If this chapter of Church history sounds petty, consider that it’s not all that unique. The Western Catholic Church and Eastern Orthodox Church split from each other (via mutual excommunication) in 1054 AD when they could not agree on whether the Holy Spirit proceeds from the Father only (the Eastern Church’s view) or from the Father and the Son (the Western Church’s addition to the established creed). Once again the debate was over a single Latin word: filioque (“and from the Son”).

To be clear, the Church has had many faithful reformers who have stood up for key doctrinal matters (one thinks of Martin Luther and Martin Luther King Jr. as examples). We in no way want to imply that doctrine is trivial or that there is never a time to stand firm on the plain teaching of Scripture. But we are saying that when it comes to extra-biblical terms like theotikos and filioque, there may be room for gracious disagreement. 

And to take it one step further: even when we disagree over what the Bible actually says, we have to always choose to posture ourselves like Jesus. If our theological disagreements make us less like Jesus, then we’re flat out wrong, regardless of how “right” our doctrinal assertions may be.

“If our theological disagreements make us less like Jesus, then we’re flat out wrong, regardless of how right our doctrinal assertions may be.”

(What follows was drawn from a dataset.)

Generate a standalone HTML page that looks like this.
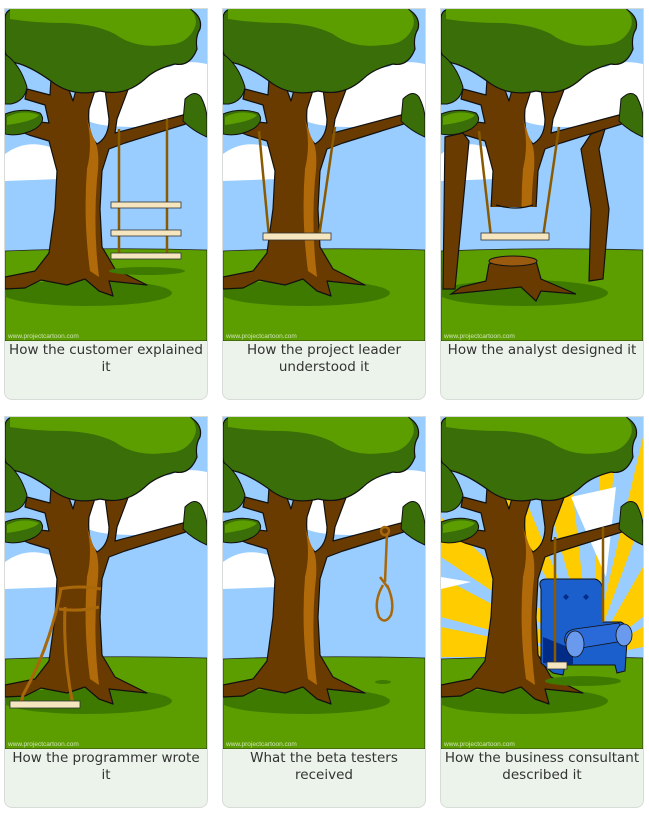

What are our modern theotikos and filioque debates? The ones that basically come down to hair splitting but that we’re still willing to divide over? I’ve seen the Bible Project condemned (“I can no longer recommend these videos”) by a credible source because these short animated videos didn’t feature the right atonement model. I’ve seen Francis Chan farewelled (the Protestant version of excommunication) because he wasn’t willing to condemn specific people (“I now feel an obligation to warn people about Francis’ teaching”). 

What else? Do you believe in miraculous healing or not? Do you preach out of one passage per week or jump around? Do you baptize babies or only adults (and do you put those adults through a ten-week class/exam or dunk them on the spot)? Is the book of Revelation history written in advance or is it using symbolic language? How normative is the book of Acts? 

We could continue on. I don’t want to devalue truth, nor am I saying we shouldn’t have convictions. But I’m suggesting some of the things we spend our time fighting for might seem trivial when we look back years from now.